I had a colleague ask me what are the key project management strategies for successful ERP/COTS implementations. I laughed and told my friend that I’m still learning! My friend is an experienced, certified project manager (PMP) so I spared him the foundational best practices (approved project charter, executive support, risk management, communications, etc). These core best practices are well known and documented. I wanted to go to extra mile and provide advice that may not be well known or understood. Following are the key strategies that drive my project management approach for ERP/COTS implementations:
Need to have a clearly defined scope. This includes (a) what’s in scope, (b) what’s out of scope, (c) and who is doing what. Just as important to scope definition is to define constraints and assumptions. Example: for packaged software implementations (like ERP) I create scope statements with the following sections:
i. Packaged software features in scope (product scope)
ii. Packaged software features out of scope (product scope)
iii. Implementation activities and party responsible (project scope)
A clearly defined scope allows the project team to focus on the activities that have a direct impact on the project objective(s) while filtering out “out of scope” work.
(2) KNOW THE BUSINESS
How can you lead a project to generate value for a business if you do not understand the business? You may be able to perform project control/admin but you will not be able to lead a project team in their efforts. Analyzing whether your project is generating business value is difficult if you do not understand what results drive real value.
(3) ENABLEMENT OVER CONTROL
Would you rather have one person (PM) focused on project scope or the entire project team (including your customer) guarding project scope? It’s been my experience that undetected scope creep starts outside of project meetings – ex. water cooler discussions, off topic discussions. Addressing project scope changes in a change control process is reactive – you already wasted time/effort writing up the potential change. I educate the entire project team on the project management basics of scope, schedule, and resources. I also make the scope easy to understand so that every individual on the project team understands scope boundaries. Individual team members are your first line of defense – the project manager cannot be everywhere at once.
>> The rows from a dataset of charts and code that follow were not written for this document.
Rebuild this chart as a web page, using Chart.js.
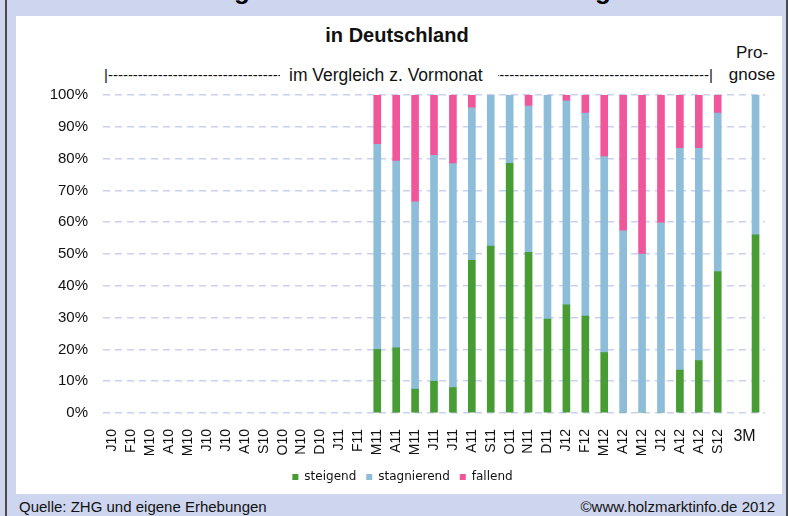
<!DOCTYPE html>
<html>
<head>
<meta charset="utf-8">
<script src="https://cdn.jsdelivr.net/npm/chart.js@4.4.1/dist/chart.umd.min.js"></script>
<style>
  html, body { margin: 0; padding: 0; }
  body { width: 788px; height: 516px; position: relative; overflow: hidden; background: #ced6ef;
         font-family: "Liberation Sans", Arial, sans-serif; color: #111; }
  .edge { position: absolute; top: 0; width: 2px; height: 516px; background: #4a4a4a; }
  #panel { position: absolute; left: 16px; top: 16px; width: 766px; height: 478px; background: #fff; }
  #hdr { position: absolute; left: 0; top: 0; width: 788px; height: 16px; overflow: hidden; }
  #hdr span { position: absolute; top: -23px; font: bold 26px "Liberation Sans", Arial, sans-serif; line-height: 26px; color: #000; }
  .t { position: absolute; white-space: nowrap; line-height: 20px; }
  #dashL { left: 104px; top: 65px; width: 176px; overflow: hidden; font-size: 15px; }
  #dashR { left: 498px; top: 65px; width: 215px; overflow: hidden; font-size: 15px; display: flex; justify-content: flex-end; }
  #chart { position: absolute; left: 0; top: 0; }
</style>
</head>
<body>
<div class="edge" style="left:5px"></div>
<div class="edge" style="left:786px"></div>
<div id="hdr"><span style="left:234px">g</span><span style="left:595px">g</span></div>
<div id="panel"></div>

<div class="t" style="left:247px;top:25px;width:300px;text-align:center;font-weight:bold;font-size:20px">in Deutschland</div>
<div class="t" id="dashL">|----------------------------------------------------------------------</div>
<div class="t" style="left:289px;top:65px;font-size:17.5px">im Vergleich z. Vormonat</div>
<div class="t" id="dashR"><span>----------------------------------------------------------------------|</span></div>
<div class="t" style="left:712px;top:43px;width:80px;text-align:center;font-size:17px">Pro-</div>
<div class="t" style="left:712px;top:65px;width:80px;text-align:center;font-size:17px">gnose</div>

<div class="t" style="left:19px;top:497px;font-size:15px">Quelle: ZHG und eigene Erhebungen</div>
<div class="t" style="left:545px;top:497px;width:230px;text-align:right;font-size:15px">©www.holzmarktinfo.de 2012</div>

<canvas id="chart" width="788" height="516"></canvas>

<script>
// categories (months, then a gap and the 3-month forecast)
const months = ['J10','F10','M10','A10','M10','J10','J10','A10','S10','O10','N10','D10',
                'J11','F11','M11','A11','M11','J11','J11','A11','S11','O11','N11','D11',
                'J12','F12','M12','A12','M12','J12','A12','A12','S12','','3M'];

// shares in percent, from M11 on (first 14 months empty)
const steigend    = [null,null,null,null,null,null,null,null,null,null,null,null,null,null,
                     20, 20.5, 7.5, 10, 8, 48, 52.5, 78.5, 50.5, 29.5,
                     34, 30.5, 19, 0, 0, 0, 13.5, 16.5, 44.5, null, 56];
const stagnierend = [null,null,null,null,null,null,null,null,null,null,null,null,null,null,
                     64.5, 58.7, 58.9, 71, 70.4, 48, 47.5, 21.5, 46, 70.5,
                     64.2, 63.8, 61.6, 57.3, 50, 59.8, 69.7, 66.7, 49.8, null, 44];
const fallend     = [null,null,null,null,null,null,null,null,null,null,null,null,null,null,
                     15.5, 20.8, 33.6, 19, 21.6, 4, 0, 0, 3.5, 0,
                     1.8, 5.7, 19.4, 42.7, 50, 40.2, 16.8, 16.8, 5.7, null, 0];

const yTicks = ['0%','10%','20%','30%','40%','50%','60%','70%','80%','90%','100%'];

const font = 'Liberation Sans';

// the forecast label is written flat, not rotated like the months
const flatLabel = {
  id: 'flatLabel',
  afterDraw(chart) {
    const x = chart.scales.x;
    const i = months.length - 1;
    const c = chart.ctx;
    c.save();
    c.font = '16px "' + font + '"';
    c.fillStyle = '#111';
    c.textAlign = 'center';
    c.textBaseline = 'middle';
    c.fillText(months[i], x.getPixelForValue(i) - 11, 437);
    c.restore();
  }
};

new Chart(document.getElementById('chart').getContext('2d'), {
  type: 'bar',
  data: {
    labels: months,
    datasets: [
      { label: 'steigend', data: steigend, backgroundColor: '#479c33' },
      { label: 'stagnierend', data: stagnierend, backgroundColor: '#8dbdd9' },
      { label: 'fallend', data: fallend, backgroundColor: '#f0579a' }
    ]
  },
  options: {
    responsive: false,
    animation: false,
    devicePixelRatio: 1,
    barThickness: 7,
    layout: { padding: { left: 40, right: 23, top: 95, bottom: 23 } },
    plugins: {
      tooltip: { enabled: false },
      legend: {
        position: 'bottom',
        labels: { boxWidth: 6, boxHeight: 6, padding: 10, color: '#111',
                  font: { family: 'DejaVu Sans', size: 12 } }
      }
    },
    scales: {
      x: {
        stacked: true,
        grid: { display: false },
        border: { display: false },
        afterFit(s) { s.height = 48; },
        ticks: {
          autoSkip: false, maxRotation: 90, minRotation: 90, padding: 8, color: '#111',
          font: { family: font, size: 14 },
          callback: (v, i) => i === months.length - 1 ? '' : months[i]
        }
      },
      y: {
        stacked: true,
        min: 0, max: 100,
        border: { display: false, dash: [7, 5] },
        grid: { color: '#c9d0f0', lineWidth: 1.5, drawTicks: false },
        afterFit(s) { s.width = 63; },
        ticks: {
          stepSize: 10, padding: 15, color: '#111',
          font: { family: font, size: 15 },
          callback: (v, i) => yTicks[i]
        }
      }
    }
  },
  plugins: [flatLabel]
});
</script>
</body>
</html>
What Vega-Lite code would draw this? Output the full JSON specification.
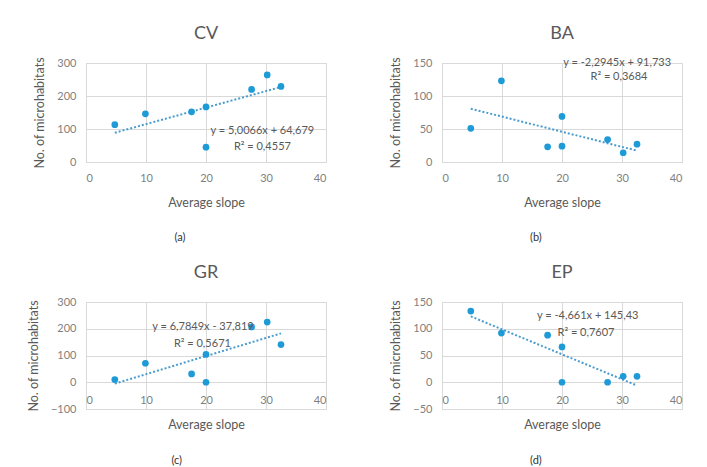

Governance by itself does guarantee business value – a project manager has to do more than just control.
(4) BE RESULTS-ORIENTED
Focus on the right results: On-time, On-Budget are good project metrics but it does not guarantee that business value is generated. Decisions drive projects forward – not action items. As your project evolves your meetings should start generating more decisions and less action items. Running software is a good beginning but is not the end of generating business value.
(5) CREATE AND PROMOTE TRUST
Like the old adage says “Trust but verify!” The only thing I would add to this is to build in an iterative approach so that verification is frequent versus a one-time event. Waiting to develop trust during the Testing phase (i.e. validation) is not a smart risk to take.
(6) BE ADAPTABLE
Do not confuse a plan with execution. A project plan is a simplified model of reality based upon many factors whose definition will further elaborate during the project. Change will occur – be flexible and adaptable to reach the desired goals. A process (methodology) supports achieving the desired results but the methodology is not more important than achieving the desired business results.
Effective project management must be more than coordination and control – it must include enablement and leadership. Always keep the end goal in sight and on the minds of your project team.